On s’attendait à un mariage bien arrosé. On s’y attendait même depuis des mois. Mais pas avec ce fiancé-là! Tous les acteurs majeurs de l’industrie du whisky lorgnaient avec concupiscence sur l’américain Jim Beam Inc, mais les observateurs voyaient plutôt s’écharper les deux leaders des spiritueux, le britannique Diageo et le français Pernod-Ricard, pour conduire la belle à l’autel, quitte à la réduire en morceaux à se partager sous la pression des juges anti-trust. Et voilà qu’un troisième larron est venu piquer la mariée.
Le Japonais Suntory Holdings a lâché 16 milliards de dollars pour payer l’alliance de sa dulcinée. A ce prix-là, ce n’est plus de l’or mais du platine serti de diamants: le groupe nippon rachète la moindre action de Beam 25% au-dessus de sa valeur, soit 83,50 dollars, s’imposant au passage comme le numéro 3 mondial des spiritueux.
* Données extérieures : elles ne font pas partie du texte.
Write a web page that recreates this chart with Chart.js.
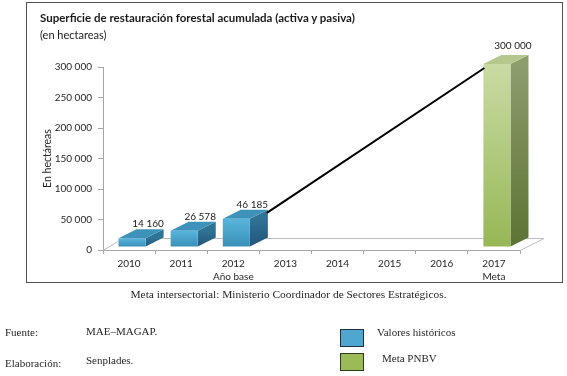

Les deux trousseaux se complètent: Suntory possède notamment Yamazaki, Hakushu, Hibiki, Morrison-Bowmore (Bowmore, Auchentoshan, Glen Garioch) – de quoi faire saliver tout amateur de whisky qui n’a pas fait vœu d’abstinence –, mais aussi Orangina-Schweppes, des bières, du vin.
Beam de son côté, apporte en dot de belles marques sur les trois segments qui connaissent les plus fortes croissances: le bourbon (dont le plus vendu au monde, Jim Beam, ainsi que Maker’s Mark, Knob Creek, Baker’s, Old Crow, entre autres), qui excite plus que jamais le marché, le whiskey irlandais (Kilbeggan, Connemara, Tyrconnell, Greenore) et le whisky canadien (Canadian Club, Alberta Distillers). Ainsi que les scotchs Laphroaig, Ardmore, Teacher’s, la tequila Sauza ou le cognac Courvoisier.
Cette acquisition prouve l’incroyable dynamisme du whisky japonais. Suntory, qui créa en 1923 la première distillerie sur l’île du Soleil-Levant, Yamazaki, est resté un groupe au capital familial, qui voit vieillir, et surtout rétrécir, la demande intérieure, mais dont l’excellence des eaux de vie dépasse les frontières. Aller draguer à l’exportation devenait une nécessité, et tant qu’à se caser, autant épouser une entreprise américaine et empocher une précieuse green card.
Ce mariage va lui permettre de booster la présence de ses marques aux USA, le plus grand marché mondial en valeur pour le whisky (la France, moins regardante en qualité, restant leader en volume), tout en embellissant son tableau de chasse et en lui générant un revenu annuel de 4,3 milliards de dollars.
Le contrat pré-nuptial devrait être finalisé au 2e trimestre, après accord des actionnaires et des autorités de régulation. Il peut certes encore capoter, même si aucun analyste sérieux n’y croit. Si quelqu’un s’oppose à cette union, qu’il parle maintenant ou se taise à jamais. Anyone? Personne? A vrai dire, tout le monde a fini par s’habituer aux mouvements de concentration dans les spiritueux. Même la presse populaire américaine ne craint plus de voir un good old bourbon pur Kentucky depuis 7 générations passer sous drapeau nippon. Un saké progrès (1).